Testing for quality differences by displaying differences in the pseudonymized text using ``difflib``. Deltas are only printed if there are differences between the pseudonymized texts. Matching ratios are calculated using ``difflib.SequenceMatcher().ratio()``

In [None]:
# declare a result as standard to compare the other results to
standard_batch_size = 1 # batch size with best qualitative results
standard_ps_texts = [email_dict["pseudo_content"] for email_dict in next(output["email_outputs"] for output in outputs if output["batch_size"] == standard_batch_size)]

# iterate over other results and print diffs
for output in outputs:
    print(f"----- Comparing batch size {output['batch_size']} sample {output['sample']} to standard {standard_batch_size}: -----")
    # pseudonymized texts for this output
    ps_texts = [email_dict["pseudo_content"] for email_dict in output["email_outputs"]]
    # diff to standard
    average_sqm_ratio = 0. # SequenceMatcherRatio averaged over all emails for this output
    for idx, (text, stdtext) in enumerate(zip(ps_texts, standard_ps_texts)):
        print(f"--- Comparing email text {idx} ---")
        diff = difflib.ndiff(stdtext.splitlines(keepends=True), text.splitlines(keepends=True))
        for line in diff:
            if line.startswith('+ ') or line.startswith('- '):
                print(f"Delta in batch size {output['batch_size']} at sample {output['sample']}:")
                print(line, end='')
        # also test the matching ratio
        rt = difflib.SequenceMatcher(None, stdtext, text).ratio()
        average_sqm_ratio += rt
        if not rt == 1.0:
            print(f"Delta in batch size {output['batch_size']} at sample {output['sample']}: Matching ratio is {rt}")

    average_sqm_ratio = average_sqm_ratio / len(ps_texts)
    output["average_sqm_ratio"] = average_sqm_ratio

In [None]:
# average the SequenceMatcher ratios over n_samples for all batching sizes
average_sqm_ratio_for_batches = [0.]*len(batching_sizes)
# manually average the ratios over n_samples
for output in outputs:
    average_sqm_ratio_for_batches[batching_sizes.index(output["batch_size"])] += output["average_sqm_ratio"]
average_sqm_ratio_for_batches = [asr/n_samples for asr in average_sqm_ratio_for_batches]

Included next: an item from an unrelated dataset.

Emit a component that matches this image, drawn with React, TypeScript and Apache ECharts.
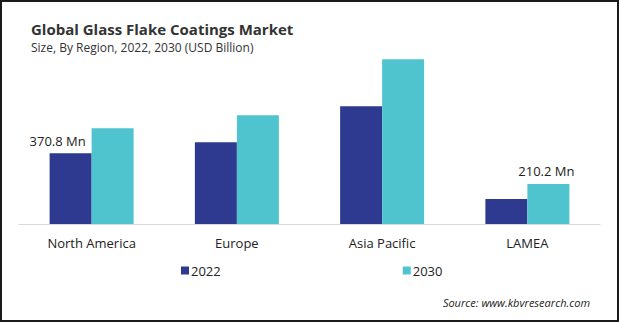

# if n_samples > 1, calculate standard deviation.
std_sqm_ratio_for_batches = [0.]*len(batching_sizes)
if n_samples > 1:
    for output in outputs:
        ix = batching_sizes.index(output["batch_size"])
        std_sqm_ratio_for_batches[ix] += (output["average_sqm_ratio"] - average_sqm_ratio_for_batches[ix])**2
    std_sqm_ratio_for_batches = [(stdr**(1./2.))/(n_samples-1) for stdr in std_sqm_ratio_for_batches]

In [None]:
# plot the average SequenceMatcher ratio for batch sizes
plt.errorbar(batching_sizes, average_sqm_ratio_for_batches, yerr=std_sqm_ratio_for_batches, linestyle='None', marker='.', capsize=2, elinewidth=1)
plt.xlabel("batch size n")
plt.ylabel("Average SequenceMatcher Ratio")
plt.title("Average SequenceMatcher Ratio compared to Standard for different batch sizes")
plt.hlines(1, -2, batching_sizes[len(batching_sizes)-1]+1, colors="black")
plt.vlines(0, 1.1, 0, colors="gray", linestyles="--")
plt.xlim(-1.5, batching_sizes[len(batching_sizes)-1]+0.5)
plt.ylim(0,1.1)
plt.grid(which='major', color='#666666', linestyle='--', alpha = 0.8)
plt.grid(which='minor', color='#666666', linestyle='--', alpha = 0.3)
plt.minorticks_on()